7. Quel giorno d’aprile – Francesco Guccini (2012)

“Quel giorno d’aprile” di Francesco Guccini è un tributo riflessivo e commovente al 25 aprile, giorno della liberazione d’Italia dal fascismo. Guccini, con la sua abilità di narratore, intreccia la storia personale con quella collettiva, evocando il sentimento di speranza e rinnovamento che quel giorno rappresenta. La canzone celebra non solo un momento storico, ma anche il continuo impatto della Resistenza nella coscienza italiana, riflettendo sulle libertà conquistate e su quelle che ancora si devono difendere.

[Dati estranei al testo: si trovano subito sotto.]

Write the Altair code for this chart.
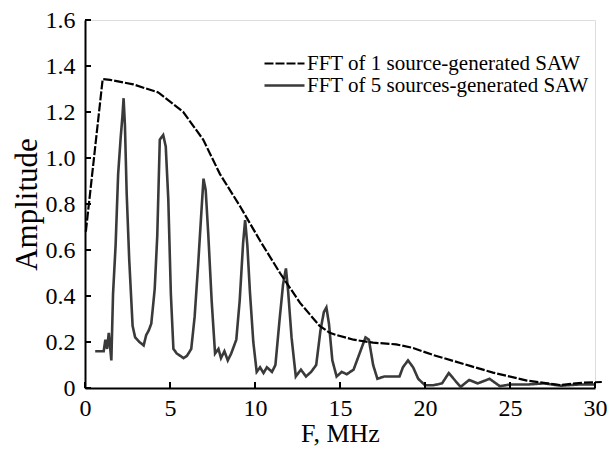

Il brano è un invito a non dimenticare le lezioni del passato, sottolineando l’importanza di ricordare e onorare coloro che hanno lottato per i principi di giustizia e libertà. Guccini utilizza la musica per mantenere viva la memoria, riaffermando che la storia di quel giorno d’aprile deve continuare a ispirare e guidare le future generazioni nella loro lotta per un mondo migliore.

8. Siamo i ribelli della montagna – Ustmamò (1991)

“Siamo i ribelli della montagna” degli Ustmamò è una canzone che si inserisce nel filone del rock alternativo italiano degli anni ’90, attingendo alla tradizione delle canzoni partigiane italiane. La band canta della resistenza e del coraggio dei partigiani che combatterono nelle montagne italiane contro il fascismo durante la Seconda Guerra Mondiale. Con un sound energico e testi diretti, Ustmamò rievoca lo spirito di lotta e la determinazione di quei giovani uomini e donne che, nonostante la disparità di mezzi, scelsero di opporsi all’oppressione.

La canzone celebra la resilienza e il sacrificio dei partigiani, esortando a non dimenticare il valore della resistenza e la necessità di continuare a lottare per la libertà e la giustizia. Ustmamò, attraverso la loro musica, trasmette un messaggio di ribellione e speranza, sottolineando l’importanza di mantenere vivo il ricordo delle gesta eroiche di questi ribelli, come fonte d’ispirazione per le nuove generazioni.

9 e 10 – La guerra di Piero e Fiume Sand Creek

Fabrizio De André non ha scritto canzoni specificamente dedicate alla Liberazione o ai partigiani nel senso stretto e diretto di canti di resistenza. Tuttavia, molti dei suoi brani riflettono temi di resistenza, ingiustizia e ribellione contro le autorità opprimenti, in linea con lo spirito della Resistenza.

Un esempio emblematico è “La guerra di Piero” dall’album “Tutti morimmo a stento” del 1968. Questa canzone non parla direttamente della Resistenza italiana durante la Seconda Guerra Mondiale, ma racconta la storia di un soldato, Piero, che riflette sul senso della guerra, sull’umanità dell’ “nemico” e sulla fatalità del conflitto. Anche se il brano non si riferisce specificamente ai partigiani, tocca comunque tematiche di conflitto, morte e resistenza morale agli ordini inumani.

Un’altra canzone che potrebbe essere vista in una luce simile è “Fiume Sand Creek” dall’album “Crêuza de mä” del 1984, che racconta il massacro dei Nativi Americani in Colorado nel 1864, esplorando temi di ingiustizia e resistenza contro l’oppressione, paralleli a quelli della lotta partigiana.

Questo invece il passo del romanzo testimonianza di Primo Levi “Se questo è un uomo” cui la ‎canzone Suona Rosamunda fa riferimento, degna conclusione di queste dieci canzoni per il 25 aprile

“[…] ci mettono ancora una volta in fila, ci conducono in un vasto piazzale ‎che occupa il centro del campo, e ci dispongono meticolosamente inquadrati. Poi non accade più ‎nulla per un’altra ora: sembra che si aspetti qualcuno.‎
Una fanfara incomincia a suonare, accanto alla porta del campo: suona Rosamunda, la ‎ben nota canzonetta sentimentale, e questo ci appare talmente strano che ci guardiamo l’un l’altro ‎sogghignando; nasce in noi un’ombra di sollievo, forse tutte queste cerimonie non costituiscono che ‎una colossale buffonata di gusto teutonico. Ma la fanfara, finita Rosamunda, continua a ‎suonare altre marce, una dopo l’altra, ed ecco apparire i drappelli dei nostri compagni, che ritornano ‎dal lavoro. Camminano in colonna per cinque: camminano con un’andatura strana, innaturale, dura, ‎come fantocci rigidi fatti solo di ossa: ma camminano seguendo scrupolosamente il tempo della ‎fanfara.”